ニュースで取り上げられているような詐欺まがいの方法は論外としても、本当に素人が突然、始めました。みたいなケースが少なくない。なぜならこの「就活塾」というビジネスは、めちゃくちゃ参入しやすいのだ。まず、とにかく元手がかからない。講師としては、大学生に基本的なビジネスマナーを教えられる人間が最低一人いれればいいし(ほとんどの社会人が当てはまる)、教室はどこかで借りればいい。テキストは適当に就活本を切り貼りすれば、なんとなくできる。特別な資格も認可もいらない。とりあえずWebサイトでもつくって、就活塾を名乗れば始められる。お金をかけたくなければ、twitterやらfacebookなどを使ってソーシャルを使って集客をすればいい。講師役としては、そこそこ名の知れた企業の出身者がいればベスト。最悪、「一部上場上企業で人事を担当うんぬん」などとぼやかした表現を使えばいい。実績に関しても「昨年は大手企業、上場企業で内定多数!」など、尾ひれをつけまくって適当に盛る。あとは集客具合に応じて箱を大きくしたり、人を増やしたりすればいい。

しかも偏差値の変化などによって、ある程度、定量的に成果が見込める予備校など違って、就活塾というのは介在価値が見えづらい。もしかしたら、同じ企業から内定が出ていたかもしれないし、もっと希望に沿った企業に決まっていたかもしれない。そんなの誰にも分からない。いい企業に内定が決まったら、就活塾の手柄。ダメだったら、本人の努力不足とか運とか相性とか、景気動向の問題に転嫁できる余地がある。
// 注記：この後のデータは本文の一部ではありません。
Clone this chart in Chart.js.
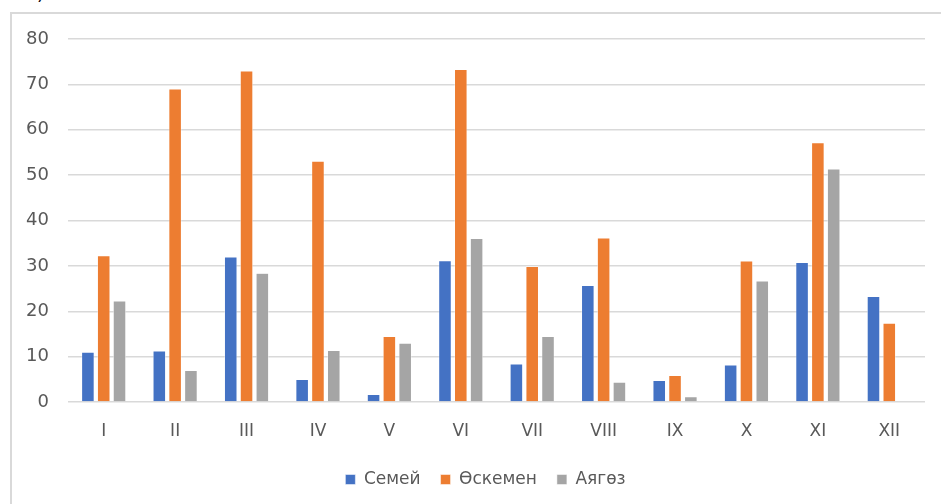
<!DOCTYPE html>
<html>
<head>
<meta charset="utf-8">
<script src="https://cdn.jsdelivr.net/npm/chart.js@4/dist/chart.umd.min.js"></script>
<style>
  html, body { margin: 0; padding: 0; background: #fff; width: 941px; height: 504px; overflow: hidden; }
  #frame { position: absolute; left: 10px; top: 12px; width: 1000px; height: 600px; border: 2px solid #d9d9d9; box-sizing: border-box; }
  #lbl { position: absolute; left: 26px; top: -15px; font: 18px "DejaVu Sans", sans-serif; color: #000; line-height: 18px; }
  #wrap { position: absolute; left: 0; top: 0; width: 941px; height: 504px; }
</style>
</head>
<body>
<div id="lbl">а)</div>
<div id="frame"></div>
<div id="wrap"><canvas id="c" width="941" height="504"></canvas></div>
<script>
const categories = ["I","II","III","IV","V","VI","VII","VIII","IX","X","XI","XII"];
const semey   = [11.0, 11.3, 32.0, 5.0, 1.7, 31.2, 8.4, 25.7, 4.8, 8.2, 30.8, 23.3];
const oskemen = [32.3, 69.0, 73.0, 53.1, 14.5, 73.3, 29.9, 36.2, 5.9, 31.1, 57.2, 17.4];
const ayagoz  = [22.3, 7.0, 28.4, 11.4, 13.0, 36.1, 14.5, 4.4, 1.2, 26.7, 51.4, null];
const seriesNames = ["Семей", "Өскемен", "Аягөз"];
const yMin = 0, yMax = 80, yStep = 10;

const FONT = "'DejaVu Sans', sans-serif";
const TXT = "#595959";

function ds(label, data, color) {
  return {
    label, data,
    backgroundColor: color,
    borderColor: "rgba(255,255,255,0.7)",
    borderWidth: 0.7,
    categoryPercentage: 0.664,
    barPercentage: 0.82
  };
}

const legendShift = {
  id: "legendShift",
  afterLayout(chart) {
    const lg = chart.legend;
    if (lg) { lg.left += 13; lg.right += 13; }
  }
};

new Chart(document.getElementById("c"), {
  type: "bar",
  data: {
    labels: categories,
    datasets: [
      ds(seriesNames[0], semey, "#4472C4"),
      ds(seriesNames[1], oskemen, "#ED7D31"),
      ds(seriesNames[2], ayagoz, "#A5A5A5")
    ]
  },
  plugins: [legendShift],
  options: {
    responsive: false,
    animation: false,
    events: [],
    layout: { padding: { left: 20, right: 16, top: 39, bottom: 6 } },
    scales: {
      x: {
        grid: { display: false, drawTicks: false },
        border: { display: false },
        ticks: { color: TXT, font: { family: FONT, size: 17 }, padding: 19, maxRotation: 0 },
        afterFit(s) { s.height = 49; }
      },
      y: {
        min: yMin, max: yMax,
        grid: { color: "#d9d9d9", lineWidth: 1.5, drawTicks: false },
        border: { display: false },
        ticks: { stepSize: yStep, color: TXT, font: { family: FONT, size: 18 }, padding: 19 },
        afterFit(s) { s.width = 48; }
      }
    },
    plugins: {
      legend: {
        position: "bottom",
        labels: { color: TXT, font: { family: FONT, size: 17 }, boxWidth: 10, boxHeight: 10, padding: 20 }
      },
      tooltip: { enabled: false },
      title: { display: false }
    }
  }
});
</script>
</body>
</html>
もちろん、全ての就活塾がそんな所だとは言わない。でも簡単に参入できる流行のビジネスという程度のノリでやっている所があることも、また事実だと思う。確かに日本の就職活動というのは、特殊な世界で、(特に大手の)選考を突破するには、蓄積されたノウハウを活用した方が有利な面もある。また引っ込み思案なタイプなどは、ハキハキ話せるようになるだけで、かなり勝率も変わってくるはずだ。だから就活塾なんて、辞めてしまえとは言わないけれど、利用する時は慎重に選んで欲しい。